Saturday’s loss to Tulsa showed the Thunder’s progress on offense, as Wichita’s 38 shots was its most in more than a month and as many as the previous two games combined.
On Sunday, Wichita took a step forward defensively, holding Allen, which boasts the league’s leading scorer, Chad Costello, to a pair of goals in regulation.
Those single steps, though, matched the points earned by the Thunder in those games. Saturday’s shootout loss was followed Sunday by Allen’s 3-2 overtime win at Intrust Bank Arena, giving Wichita one point in the standings.
The Thunder (7-18-1-3) has earned at least one point in four of its last five games, totaling five points in that stretch, but marginal progress won’t put fear in the three teams ahead of Wichita in the ECHL Central standings.
"We’re picking up points, and we’re working hard, we’ve just got to find the way to get those two points and reward ourselves as a group," Thunder coach Kevin McClelland said. "But getting points is crucial. Just ahead of us (in the division), there’s a logjam, and if we keep picking up points we’re going to find ourselves in there."
Despite a winning record, Allen is just outside the bottom 10 in the 28-team ECHL in goals allowed, so Sunday’s high volume of shots – both teams took 34 – wasn’t unexpected.
The Thunder’s 72 shots over consecutive games represents a season high but raises more questions regarding the Thunder’s scoring capabilities. When Wichita takes 20 or fewer shots, those questions are more simply answered, but when the Thunder converts one of 18 chances, like it has this weekend on average, low output can’t be easily pinpointed.
Though the last two games haven’t produced a win, they’ve displayed a style more conducive to winning, with the Thunder turning its physical defensive play into heightened urgency with the puck.
"You’ve got to shoot the puck and you’ve got to put pucks on net to get rewarded," McClelland said. "There have been some games where we’ve had 14, 15 shots – you don’t stand (a chance) of winning very many of those games. We put up 44 last time Allen was here and got nothing.
"We’re a team that struggles to find goals. We’ve got to find ways to generate goals, and the best way you can is to shoot the puck. So it’s a good start."
The first Allen goal came on a 2-on-1 that caught Thunder goaltender Grant Rollheiser out of position, and Allen scored later on a power play. For the rest of regulation, the Thunder’s defense was disruptive, and Allen didn’t threaten much in the third period even when taking 14 shots.

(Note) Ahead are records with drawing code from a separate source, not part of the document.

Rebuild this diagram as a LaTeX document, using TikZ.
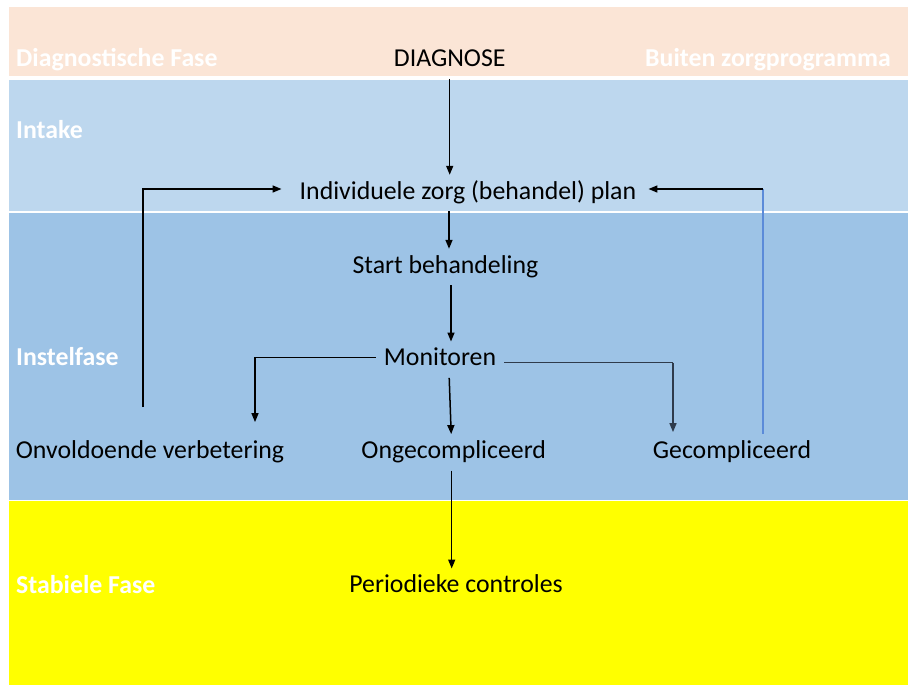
\documentclass[tikz,border=0pt]{standalone}
\usepackage{fontspec}
\setmainfont{Carlito}
\usetikzlibrary{arrows.meta}
\definecolor{peach}{HTML}{FBE5D6}
\definecolor{intakeblue}{HTML}{BDD7EE}
\definecolor{instelblue}{HTML}{9DC3E6}
\definecolor{stabyellow}{HTML}{FFFF00}
\definecolor{linkblue}{HTML}{5B8BD9}
\definecolor{darkline}{HTML}{2F3B4C}
\tikzset{
  stepnode/.style={inner xsep=8pt, inner ysep=6pt, text height=18pt, text depth=6pt,
    font=\fontsize{25.8}{30}\selectfont, text=black, anchor=base},
  phase/.style={inner sep=0pt, font=\fontsize{25.8}{30}\selectfont\bfseries, text=white},
  arr/.style={draw=black, line width=1.5pt, -{Triangle[length=9pt,width=7pt]}},
  plain/.style={draw=black, line width=1.5pt},
}
\begin{document}
\begin{tikzpicture}[x=1pt, y=-1pt]
  \useasboundingbox (0,0) rectangle (908,686);
  \fill[white] (0,0) rectangle (908,686);
  % phase bands
  \fill[peach]       (9,7)   rectangle (908,76);
  \fill[intakeblue]  (9,80)  rectangle (908,211);
  \fill[instelblue]  (9,213) rectangle (908,500);
  \fill[stabyellow]  (9,501) rectangle (908,685);

  % phase labels
  \node[phase, anchor=base west] (lDiag)  at (16,66.7)  {Diagnostische Fase};
  \node[phase, anchor=base east] (lBuiten) at (891,66.7) {Buiten zorgprogramma};
  \node[phase, anchor=base west] (lIntake) at (16,138)  {Intake};
  \node[phase, anchor=base west] (lInstel) at (16,365)  {Instelfase};
  \node[phase, anchor=base west] (lStab)   at (16,593)  {Stabiele Fase};

  % steps
  \node[stepnode] (diag)  at (449.7,66.7) {DIAGNOSE};
  \node[stepnode] (plan)  at (468,199)    {Individuele zorg (behandel) plan};
  \node[stepnode] (start) at (445.5,273)  {Start behandeling};
  \node[stepnode] (mon)   at (440,365.7)  {Monitoren};
  \node[stepnode] (onv)   at (150,458.3)  {Onvoldoende verbetering};
  \node[stepnode] (ong)   at (453.7,458.3) {Ongecompliceerd};
  \node[stepnode] (gec)   at (732,458.3)  {Gecompliceerd};
  \node[stepnode] (per)   at (456,592.7)  {Periodieke controles};

  % attachment points beside the texts
  \coordinate (monR)  at ([yshift=-3pt]mon.east);
  \coordinate (gecIn) at ([xshift=-59pt,yshift=2pt]gec.north);
  \coordinate (gecUp) at ([xshift=31pt]gec.north);
  \coordinate (planR) at ([xshift=4pt,yshift=4pt]plan.east);
  \coordinate (planL) at ([xshift=-10pt,yshift=4pt]plan.west);
  \coordinate (onvUp) at ([xshift=-7pt,yshift=27pt]onv.north);

  % main flow
  \draw[arr] (diag.south) -- (diag.south |- plan.north);
  \draw[arr] ([xshift=-19pt]plan.south) -- ([xshift=-19pt]plan.south |- start.north);
  \draw[arr] ([xshift=5.5pt]start.south) -- ([xshift=5.5pt]start.south |- mon.north);

  % outcomes of monitoring
  \draw[arr] ([yshift=2pt]mon.west) -| ([xshift=105pt,yshift=12pt]onv.north);
  \draw[arr] ([xshift=-4.5pt]ong.north |- mon.south) -- ([xshift=-2.5pt]ong.north);
  \draw[plain, draw=darkline] (monR) -- (gecIn |- monR);
  \draw[arr, draw=darkline] (gecIn |- monR) -- (gecIn);
  \draw[arr] ([xshift=-2pt]ong.south) -- ([xshift=-2pt]ong.south |- per.north);

  % feedback loops to the care plan
  \draw[arr] (onvUp) |- (planL);
  \draw[draw=linkblue, line width=1.5pt] (gecUp) -- (gecUp |- planR);
  \draw[arr] (gecUp |- planR) -- (planR);
\end{tikzpicture}
\end{document}
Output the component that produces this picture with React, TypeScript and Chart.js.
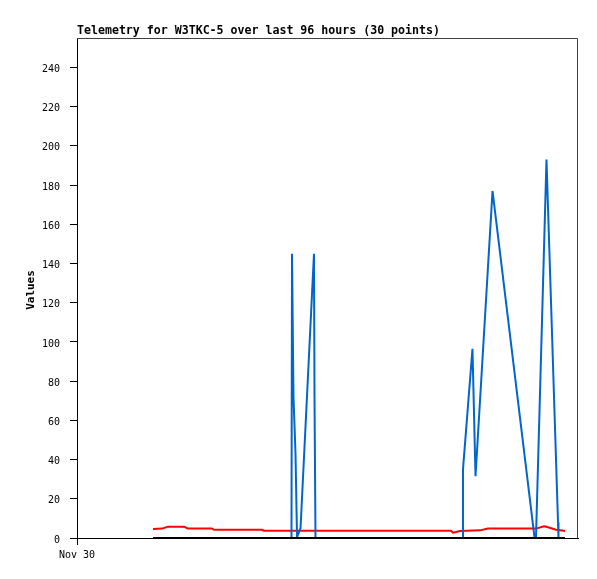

Wichita’s rally from a third-period deficit also induced confidence, which was diminished when Eric Roy’s second goal sailed over Rollheiser’s left shoulder and into the corner of the net about 90 seconds into overtime.
"It’s tough," said Thunder defenseman Eric Springer, whose goal tied it in the third. "It’s frustrating at times. But I think we kind of have to focus on the positive points as much as we can. We’ve been getting a lot more shots, we’ve been coming back in games – that’s something we hadn’t done earlier in the year.
"Sometimes it doesn’t bounce your way when it comes to shootouts and everything. But I think we just have to focus on that we’re playing better and continue to improve."
Scoring—1. Allen, (Parker, Stevenson), 10:19. Penalties—Wichita, Gauthier (tripping), 6:40; Allen, Gens (high-sticking), 11:55; Wichita, Huff (hooking), 17:59.
Scoring—2. Allen, Roy PP (Costello, Makowski), 15:59; 3. Wichita, Baptista (Nelson), 16:29. Penalties—Allen, Costello (high-sticking), 9:58; Allen, LaFontaine (holding), 13:56; Wichita, Lowe (hooking), 13:56; Wichita, Oslanski (holding), 14:33.
Scoring—4. Wichita, Springer (Sides, Neal), 13:09. Penalties—Wichita, Oslanski (hooking), 7:41.
Scoring—5. Allen, Roy, (Parker, Gill), 3:33.
Power play—Allen 1-4, Wichita 0-2. Shots—Allen 11-7-14-2—34, Wichita 10-14-7-3—34. Saves—Allen, Gill 32-34; Wichita, Rollheiser 31-34.